## GIVEN TASK
Transcribe the whole listing below without changing a word, but leave out every image.
▼▼▼
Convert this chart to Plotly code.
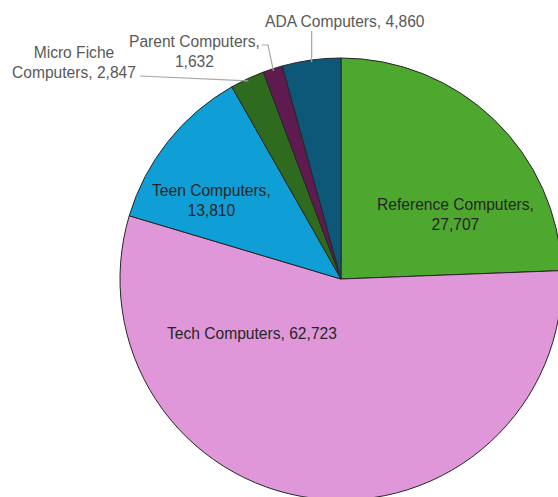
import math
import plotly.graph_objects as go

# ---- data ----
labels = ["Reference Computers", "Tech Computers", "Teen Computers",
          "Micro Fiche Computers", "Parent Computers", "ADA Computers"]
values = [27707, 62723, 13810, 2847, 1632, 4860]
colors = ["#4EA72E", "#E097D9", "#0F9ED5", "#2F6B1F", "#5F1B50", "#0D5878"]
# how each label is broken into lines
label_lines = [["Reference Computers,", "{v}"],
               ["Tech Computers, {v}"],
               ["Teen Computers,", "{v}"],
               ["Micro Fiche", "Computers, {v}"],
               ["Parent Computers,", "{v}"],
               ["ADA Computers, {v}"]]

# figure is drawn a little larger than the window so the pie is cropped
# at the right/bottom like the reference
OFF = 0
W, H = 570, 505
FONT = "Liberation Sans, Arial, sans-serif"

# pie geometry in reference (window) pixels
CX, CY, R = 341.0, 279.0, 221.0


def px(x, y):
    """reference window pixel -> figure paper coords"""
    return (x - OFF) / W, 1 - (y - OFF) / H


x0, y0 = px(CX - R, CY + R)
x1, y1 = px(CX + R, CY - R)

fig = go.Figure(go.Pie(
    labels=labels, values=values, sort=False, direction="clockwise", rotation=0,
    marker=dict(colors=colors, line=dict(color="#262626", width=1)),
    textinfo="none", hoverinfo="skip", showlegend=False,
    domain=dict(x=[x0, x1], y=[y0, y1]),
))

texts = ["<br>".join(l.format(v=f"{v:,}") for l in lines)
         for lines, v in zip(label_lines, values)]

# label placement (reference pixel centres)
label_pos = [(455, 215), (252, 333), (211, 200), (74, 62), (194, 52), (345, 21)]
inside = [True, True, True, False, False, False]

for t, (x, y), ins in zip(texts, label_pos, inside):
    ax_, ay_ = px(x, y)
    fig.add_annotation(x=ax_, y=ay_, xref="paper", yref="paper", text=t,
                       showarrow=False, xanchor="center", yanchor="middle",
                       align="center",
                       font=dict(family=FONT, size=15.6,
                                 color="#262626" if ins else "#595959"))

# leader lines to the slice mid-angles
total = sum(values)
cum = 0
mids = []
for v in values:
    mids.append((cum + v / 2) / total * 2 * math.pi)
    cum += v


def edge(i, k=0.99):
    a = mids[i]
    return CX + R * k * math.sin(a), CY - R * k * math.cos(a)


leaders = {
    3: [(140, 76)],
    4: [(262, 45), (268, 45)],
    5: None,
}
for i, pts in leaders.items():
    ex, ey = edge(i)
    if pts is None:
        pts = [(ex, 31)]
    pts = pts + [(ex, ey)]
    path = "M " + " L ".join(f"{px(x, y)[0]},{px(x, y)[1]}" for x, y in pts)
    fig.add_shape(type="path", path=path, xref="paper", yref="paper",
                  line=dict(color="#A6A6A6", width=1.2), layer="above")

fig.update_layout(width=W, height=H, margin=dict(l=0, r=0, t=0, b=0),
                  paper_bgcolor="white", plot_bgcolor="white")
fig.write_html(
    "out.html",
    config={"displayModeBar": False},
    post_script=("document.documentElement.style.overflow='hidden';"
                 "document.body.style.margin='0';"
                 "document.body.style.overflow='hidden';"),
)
▲▲▲
## RESPONSE TO THE EXERCISE
Convert this chart to Plotly code.
import math
import plotly.graph_objects as go

# ---- data ----
labels = ["Reference Computers", "Tech Computers", "Teen Computers",
          "Micro Fiche Computers", "Parent Computers", "ADA Computers"]
values = [27707, 62723, 13810, 2847, 1632, 4860]
colors = ["#4EA72E", "#E097D9", "#0F9ED5", "#2F6B1F", "#5F1B50", "#0D5878"]
# how each label is broken into lines
label_lines = [["Reference Computers,", "{v}"],
               ["Tech Computers, {v}"],
               ["Teen Computers,", "{v}"],
               ["Micro Fiche", "Computers, {v}"],
               ["Parent Computers,", "{v}"],
               ["ADA Computers, {v}"]]

# figure is drawn a little larger than the window so the pie is cropped
# at the right/bottom like the reference
OFF = 0
W, H = 570, 505
FONT = "Liberation Sans, Arial, sans-serif"

# pie geometry in reference (window) pixels
CX, CY, R = 341.0, 279.0, 221.0


def px(x, y):
    """reference window pixel -> figure paper coords"""
    return (x - OFF) / W, 1 - (y - OFF) / H


x0, y0 = px(CX - R, CY + R)
x1, y1 = px(CX + R, CY - R)

fig = go.Figure(go.Pie(
    labels=labels, values=values, sort=False, direction="clockwise", rotation=0,
    marker=dict(colors=colors, line=dict(color="#262626", width=1)),
    textinfo="none", hoverinfo="skip", showlegend=False,
    domain=dict(x=[x0, x1], y=[y0, y1]),
))

texts = ["<br>".join(l.format(v=f"{v:,}") for l in lines)
         for lines, v in zip(label_lines, values)]

# label placement (reference pixel centres)
label_pos = [(455, 215), (252, 333), (211, 200), (74, 62), (194, 52), (345, 21)]
inside = [True, True, True, False, False, False]

for t, (x, y), ins in zip(texts, label_pos, inside):
    ax_, ay_ = px(x, y)
    fig.add_annotation(x=ax_, y=ay_, xref="paper", yref="paper", text=t,
                       showarrow=False, xanchor="center", yanchor="middle",
                       align="center",
                       font=dict(family=FONT, size=15.6,
                                 color="#262626" if ins else "#595959"))

# leader lines to the slice mid-angles
total = sum(values)
cum = 0
mids = []
for v in values:
    mids.append((cum + v / 2) / total * 2 * math.pi)
    cum += v


def edge(i, k=0.99):
    a = mids[i]
    return CX + R * k * math.sin(a), CY - R * k * math.cos(a)


leaders = {
    3: [(140, 76)],
    4: [(262, 45), (268, 45)],
    5: None,
}
for i, pts in leaders.items():
    ex, ey = edge(i)
    if pts is None:
        pts = [(ex, 31)]
    pts = pts + [(ex, ey)]
    path = "M " + " L ".join(f"{px(x, y)[0]},{px(x, y)[1]}" for x, y in pts)
    fig.add_shape(type="path", path=path, xref="paper", yref="paper",
                  line=dict(color="#A6A6A6", width=1.2), layer="above")

fig.update_layout(width=W, height=H, margin=dict(l=0, r=0, t=0, b=0),
                  paper_bgcolor="white", plot_bgcolor="white")
fig.write_html(
    "out.html",
    config={"displayModeBar": False},
    post_script=("document.documentElement.style.overflow='hidden';"
                 "document.body.style.margin='0';"
                 "document.body.style.overflow='hidden';"),
)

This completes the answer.